VeriSafe Agent: Safeguarding Mobile GUI Agent via Logic-based Action Verification
Jungjae Lee, Dongjae Lee, Chihun Choi, Youngmin Im, Jaeyoung Wi, Kihong Heo, Sangeun Oh, Sunjae Lee, Insik Shin
Stop relying on LLM self-checking for GUI automation. Integrate formal verification as a gatekeeper layer. Best for high-stakes mobile workflows where a single wrong tap compounds errors.
LLM-based mobile GUI agents automate tasks via natural language, but their probabilistic nature makes them unreliable—they execute actions that don't match user intent, breaking workflows.
Method: VeriSafe Agent translates natural language instructions into formal specifications, then uses rule-based verification to check each agent action before execution. Tested on 300 instructions across 18 mobile apps using GPT-4o, it achieved 94.33%-98.33% accuracy in verifying actions—outperforming existing LLM-based verification by 16.33%-30.00%—and increased task completion rates by 90%-130%.

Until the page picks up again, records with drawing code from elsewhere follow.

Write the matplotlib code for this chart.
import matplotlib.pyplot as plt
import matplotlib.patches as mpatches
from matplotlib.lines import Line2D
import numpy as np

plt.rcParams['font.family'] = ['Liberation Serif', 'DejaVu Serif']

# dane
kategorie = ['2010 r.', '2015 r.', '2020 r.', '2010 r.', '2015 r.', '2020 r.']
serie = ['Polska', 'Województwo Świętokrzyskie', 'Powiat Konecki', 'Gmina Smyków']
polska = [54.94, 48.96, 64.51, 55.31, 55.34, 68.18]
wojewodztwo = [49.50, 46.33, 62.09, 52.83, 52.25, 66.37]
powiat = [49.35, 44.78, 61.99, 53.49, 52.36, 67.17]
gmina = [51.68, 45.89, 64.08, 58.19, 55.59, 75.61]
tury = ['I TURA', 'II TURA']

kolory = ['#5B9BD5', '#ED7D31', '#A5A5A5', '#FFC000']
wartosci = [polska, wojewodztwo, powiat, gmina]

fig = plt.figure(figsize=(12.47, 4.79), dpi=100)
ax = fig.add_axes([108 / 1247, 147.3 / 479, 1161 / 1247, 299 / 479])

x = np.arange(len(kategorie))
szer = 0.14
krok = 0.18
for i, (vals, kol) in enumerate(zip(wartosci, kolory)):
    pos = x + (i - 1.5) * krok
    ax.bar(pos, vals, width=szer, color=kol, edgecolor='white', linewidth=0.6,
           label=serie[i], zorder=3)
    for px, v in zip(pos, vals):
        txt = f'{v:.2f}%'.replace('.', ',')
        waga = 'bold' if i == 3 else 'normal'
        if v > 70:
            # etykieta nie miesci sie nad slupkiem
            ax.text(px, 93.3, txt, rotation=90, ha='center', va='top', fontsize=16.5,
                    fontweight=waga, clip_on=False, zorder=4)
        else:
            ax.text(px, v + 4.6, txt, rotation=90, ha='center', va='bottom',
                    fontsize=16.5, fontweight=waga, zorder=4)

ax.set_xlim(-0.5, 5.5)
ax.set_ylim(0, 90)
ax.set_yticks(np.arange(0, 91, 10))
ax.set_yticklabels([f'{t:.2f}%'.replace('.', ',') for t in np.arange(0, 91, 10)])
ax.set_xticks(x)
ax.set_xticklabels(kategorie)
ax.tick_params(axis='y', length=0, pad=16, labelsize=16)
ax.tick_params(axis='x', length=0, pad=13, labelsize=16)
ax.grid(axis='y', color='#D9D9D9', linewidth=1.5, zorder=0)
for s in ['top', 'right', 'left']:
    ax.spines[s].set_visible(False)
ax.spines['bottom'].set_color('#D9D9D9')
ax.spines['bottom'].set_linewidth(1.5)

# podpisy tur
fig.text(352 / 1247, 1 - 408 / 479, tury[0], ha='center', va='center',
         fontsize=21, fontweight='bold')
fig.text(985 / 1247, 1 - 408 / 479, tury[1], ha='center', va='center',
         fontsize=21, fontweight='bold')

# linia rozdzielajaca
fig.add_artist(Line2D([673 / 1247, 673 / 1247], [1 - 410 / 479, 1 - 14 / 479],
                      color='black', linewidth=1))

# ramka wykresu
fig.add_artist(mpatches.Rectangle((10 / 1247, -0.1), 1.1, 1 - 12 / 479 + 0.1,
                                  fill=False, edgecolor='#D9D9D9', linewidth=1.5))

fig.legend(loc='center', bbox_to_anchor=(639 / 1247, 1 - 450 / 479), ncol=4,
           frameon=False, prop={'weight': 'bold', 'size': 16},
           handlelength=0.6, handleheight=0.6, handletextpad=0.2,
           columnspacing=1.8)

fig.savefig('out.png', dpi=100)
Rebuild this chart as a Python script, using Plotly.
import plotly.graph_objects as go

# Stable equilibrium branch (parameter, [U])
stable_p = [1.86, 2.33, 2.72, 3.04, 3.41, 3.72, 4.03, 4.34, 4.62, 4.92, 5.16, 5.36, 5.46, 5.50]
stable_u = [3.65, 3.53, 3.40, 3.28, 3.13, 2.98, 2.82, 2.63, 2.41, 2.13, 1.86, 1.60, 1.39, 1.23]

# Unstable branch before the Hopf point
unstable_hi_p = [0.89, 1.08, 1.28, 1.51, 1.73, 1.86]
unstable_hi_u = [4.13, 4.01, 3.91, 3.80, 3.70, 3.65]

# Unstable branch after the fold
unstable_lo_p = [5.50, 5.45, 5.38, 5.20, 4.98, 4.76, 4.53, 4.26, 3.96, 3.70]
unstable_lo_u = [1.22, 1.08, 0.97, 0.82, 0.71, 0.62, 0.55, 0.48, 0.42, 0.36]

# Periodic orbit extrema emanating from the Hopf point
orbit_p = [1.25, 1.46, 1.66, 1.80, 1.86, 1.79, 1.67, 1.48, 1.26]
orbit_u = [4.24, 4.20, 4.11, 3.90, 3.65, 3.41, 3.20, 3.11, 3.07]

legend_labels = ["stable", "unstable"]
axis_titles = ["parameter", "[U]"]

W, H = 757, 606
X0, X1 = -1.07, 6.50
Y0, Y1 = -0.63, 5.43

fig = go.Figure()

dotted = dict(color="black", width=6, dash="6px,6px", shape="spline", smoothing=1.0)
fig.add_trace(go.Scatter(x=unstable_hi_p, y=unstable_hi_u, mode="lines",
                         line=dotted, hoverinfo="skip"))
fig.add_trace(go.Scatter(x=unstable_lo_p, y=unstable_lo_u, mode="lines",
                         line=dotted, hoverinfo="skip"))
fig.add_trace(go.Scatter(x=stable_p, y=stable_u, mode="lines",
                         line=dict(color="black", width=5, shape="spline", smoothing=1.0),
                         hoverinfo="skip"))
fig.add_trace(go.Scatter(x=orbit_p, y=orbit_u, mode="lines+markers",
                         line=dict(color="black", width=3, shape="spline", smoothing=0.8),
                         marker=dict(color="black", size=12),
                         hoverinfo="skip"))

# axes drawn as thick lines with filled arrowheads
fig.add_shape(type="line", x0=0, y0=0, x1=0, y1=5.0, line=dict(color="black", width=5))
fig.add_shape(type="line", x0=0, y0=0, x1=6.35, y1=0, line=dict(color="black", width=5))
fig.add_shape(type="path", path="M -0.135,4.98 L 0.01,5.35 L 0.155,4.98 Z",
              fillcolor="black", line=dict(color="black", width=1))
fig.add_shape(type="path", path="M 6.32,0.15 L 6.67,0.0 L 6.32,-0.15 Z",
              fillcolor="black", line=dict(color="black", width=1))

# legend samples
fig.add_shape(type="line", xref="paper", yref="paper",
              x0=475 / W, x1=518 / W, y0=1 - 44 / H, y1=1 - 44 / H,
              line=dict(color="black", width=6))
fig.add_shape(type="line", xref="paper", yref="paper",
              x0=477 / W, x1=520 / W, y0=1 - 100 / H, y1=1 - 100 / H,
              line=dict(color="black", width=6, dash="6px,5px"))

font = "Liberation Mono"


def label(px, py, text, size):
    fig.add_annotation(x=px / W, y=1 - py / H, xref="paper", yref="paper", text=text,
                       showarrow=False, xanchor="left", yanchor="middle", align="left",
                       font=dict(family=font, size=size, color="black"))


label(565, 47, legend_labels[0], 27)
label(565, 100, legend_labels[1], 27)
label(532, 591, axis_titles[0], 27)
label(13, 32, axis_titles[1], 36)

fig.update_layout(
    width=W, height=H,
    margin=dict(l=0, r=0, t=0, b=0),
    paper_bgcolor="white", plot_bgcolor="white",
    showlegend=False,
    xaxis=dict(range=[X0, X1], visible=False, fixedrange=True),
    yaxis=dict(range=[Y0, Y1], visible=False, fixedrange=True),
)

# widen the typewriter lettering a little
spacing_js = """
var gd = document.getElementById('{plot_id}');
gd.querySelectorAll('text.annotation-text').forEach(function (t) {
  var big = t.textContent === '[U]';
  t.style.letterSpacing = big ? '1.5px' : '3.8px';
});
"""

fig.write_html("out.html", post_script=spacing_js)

Caveats: Tested only on mobile apps. Desktop GUI agents or web automation may require different formalization approaches.
Reflections: Can autoformalization scale to ambiguous instructions where user intent itself is underspecified? · How does verification latency affect user experience in real-time automation scenarios? · What happens when the formal specification itself misinterprets user intent?